Redshirt freshman receiver Jawuan Harris motioned to Laviano’s left and after many Hawkeyes bit on a fake handoff to junior running back Robert Martin running to the right, the quarterback and his receiver rolled towards the left side of the endzone.
With one defender to beat, Laviano elected to hold the ball rather than pitching it to Harris. He was held to no gain and the Knights left a once promising drive without scoring a point.
In four trips to the redzone, Rutgers converted just once, a statistic Mehringer said makes him “sick to his stomach.”
“Offensively, not the production from a standpoint that we were looking for,” he said. “We did some things out in the open field that I thought were good. But the lack of execution in short yardage and redzone … We as coaches have to do a better job in those situations of getting our guys in the right frame of mind or finding out ways of getting those guys into position to execute and convert in those situations.”

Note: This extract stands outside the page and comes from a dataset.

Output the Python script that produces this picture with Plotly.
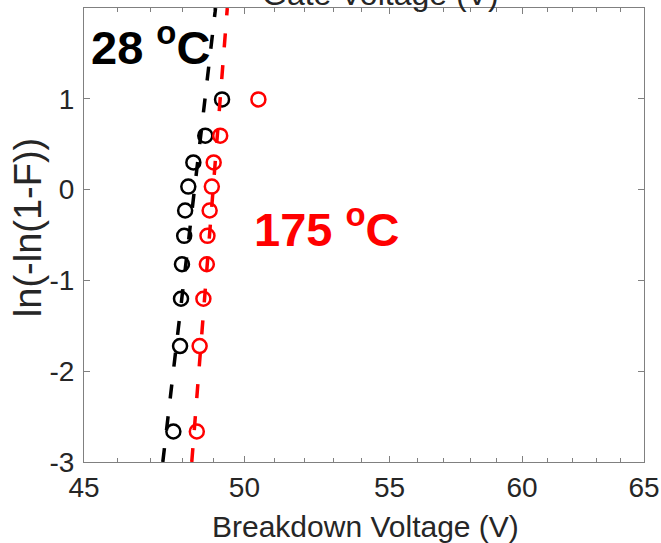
import plotly.graph_objects as go

# Weibull plot data
y_rank = [-2.664, -1.723, -1.202, -0.822, -0.509, -0.230, 0.033, 0.299, 0.594, 0.993]
bv_28 = [47.72, 47.93, 47.96, 47.99, 48.06, 48.09, 48.19, 48.35, 48.73, 49.27]
bv_175 = [48.46, 48.55, 48.67, 48.78, 48.80, 48.87, 48.94, 49.00, 49.21, 50.46]

# fitted lines (ends)
fit_y = [-3, 2]
fit_28 = [47.39, 49.06]
fit_175 = [48.30, 49.44]

x_ticks = [45, 50, 55, 60, 65]
x_minor = [v for v in range(46, 65) if v not in x_ticks]
y_ticks = [-3, -2, -1, 0, 1, 2]

fig = go.Figure()

fig.add_trace(go.Scatter(
    x=bv_28, y=y_rank, mode='markers',
    marker=dict(symbol='circle-open', size=14, color='black', line=dict(width=2.5)),
    showlegend=False
))
fig.add_trace(go.Scatter(
    x=bv_175, y=y_rank, mode='markers',
    marker=dict(symbol='circle-open', size=14, color='red', line=dict(width=2.5)),
    showlegend=False
))
fig.add_trace(go.Scatter(
    x=fit_28, y=fit_y, mode='lines',
    line=dict(color='black', width=3.5, dash='14px,18px'),
    showlegend=False
))
fig.add_trace(go.Scatter(
    x=fit_175, y=fit_y, mode='lines',
    line=dict(color='red', width=3.5, dash='14px,18px'),
    showlegend=False
))

tick_font = dict(family='Liberation Sans, Arial', size=28, color='#262626')
title_font = dict(family='Liberation Sans, Arial', size=30, color='#262626')
label_font = dict(family='Liberation Sans, Arial', size=47, weight='bold')

fig.update_layout(
    width=661, height=543,
    margin=dict(l=84, r=17, t=8, b=81),
    paper_bgcolor='white', plot_bgcolor='white',
    xaxis=dict(
        type='log', range=[1.653213, 1.812913], automargin=False,
        tickmode='array', tickvals=x_ticks, ticktext=[str(v) for v in x_ticks],
        ticks='inside', ticklen=6, tickcolor='#808080',
        minor=dict(tickmode='array', tickvals=x_minor, ticks='inside', ticklen=4, tickcolor='#808080'),
        showline=True, linecolor='#808080', linewidth=1, mirror='ticks',
        showgrid=False, zeroline=False,
        tickfont=tick_font,
    ),
    yaxis=dict(
        range=[-3, 2], automargin=False,
        tickmode='array', tickvals=y_ticks, ticktext=[str(v) for v in y_ticks],
        ticks='inside', ticklen=6, tickcolor='#808080',
        showline=True, linecolor='#808080', linewidth=1, mirror='ticks',
        showgrid=False, zeroline=False,
        tickfont=tick_font, ticklabelstandoff=3,
    ),
    annotations=[
        dict(text='Breakdown Voltage (V)', xref='paper', yref='paper', x=0.502, y=-0.143,
             xanchor='center', yanchor='middle', showarrow=False, font=title_font),
        dict(text='ln(-ln(1-F))', xref='paper', yref='paper', x=-0.1, y=0.515, textangle=-90,
             xanchor='center', yanchor='middle', showarrow=False,
             font=dict(family='Liberation Sans, Arial', size=38, color='#262626')),
        dict(text='28 <sup>o</sup>C', xref='paper', yref='paper', x=0.118, y=0.921,
             xanchor='center', yanchor='middle', showarrow=False, font=dict(label_font, color='black')),
        dict(text='175 <sup>o</sup>C', xref='paper', yref='paper', x=0.434, y=0.52,
             xanchor='center', yanchor='middle', showarrow=False, font=dict(label_font, color='red')),
        dict(text='Gate Voltage (V)', xref='paper', yref='paper', x=0.530, y=0.987,
             xanchor='center', yanchor='bottom', showarrow=False,
             font=dict(family='Liberation Sans, Arial', size=32, color='#262626')),
    ],
)

fig.write_html("out.html", config={'displayModeBar': False},
               post_script="document.body.style.margin='0px';")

The lone conversion came on a 14-yard touchdown reception from senior wide receiver Andre Patton to tie the game at seven in the first drive of the fourth quarter after Iowa took the lead with 34 seconds remaining in the second.
The Knights’ defense kept the Hawkeyes’ offense quiet for most of the afternoon and had their best drive following the touchdown, twice sacking C.J. Beathard and forcing a seventh punt in nine drives.
Once again owning all the momentum, Rutgers’ offense was unable to take advantage of the defense's performance, losing a fumble deep in their own territory on a strange play in which Patton was stripped of the ball upon catching it.
“I personally don’t think I had the ball all the way through, so I was fighting to get control of the ball,” he said. “It was an unfortunate call. So I just played and can’t really do nothing about it.”
It took Iowa one play to punish the Knights.
Akrum Wadley, a Newark native who didn’t receive an offer from Rutgers when he was a two-star running back out of Weehaquic High School, rushed 26 yards to the house to score what ended up being the game-winning touchdown.
Rutgers had five minutes remaining to tie the game and it moved the ball down to Iowa’s 25, but failed once again to convert, turning the ball over on downs.
The Hawkeyes were able to get two first downs, enough to bleed the clock as the Knights had no remaining timeouts. The upset bid was dead and Rutgers was handed a loss in its first conference game of the season.
“It stinks, because at that point (on the last first down), you knew the game was over. But from what I saw, we went out there and played our asses off,” Patton said. “We went out ... unfortunately, we didn’t come out with the win.”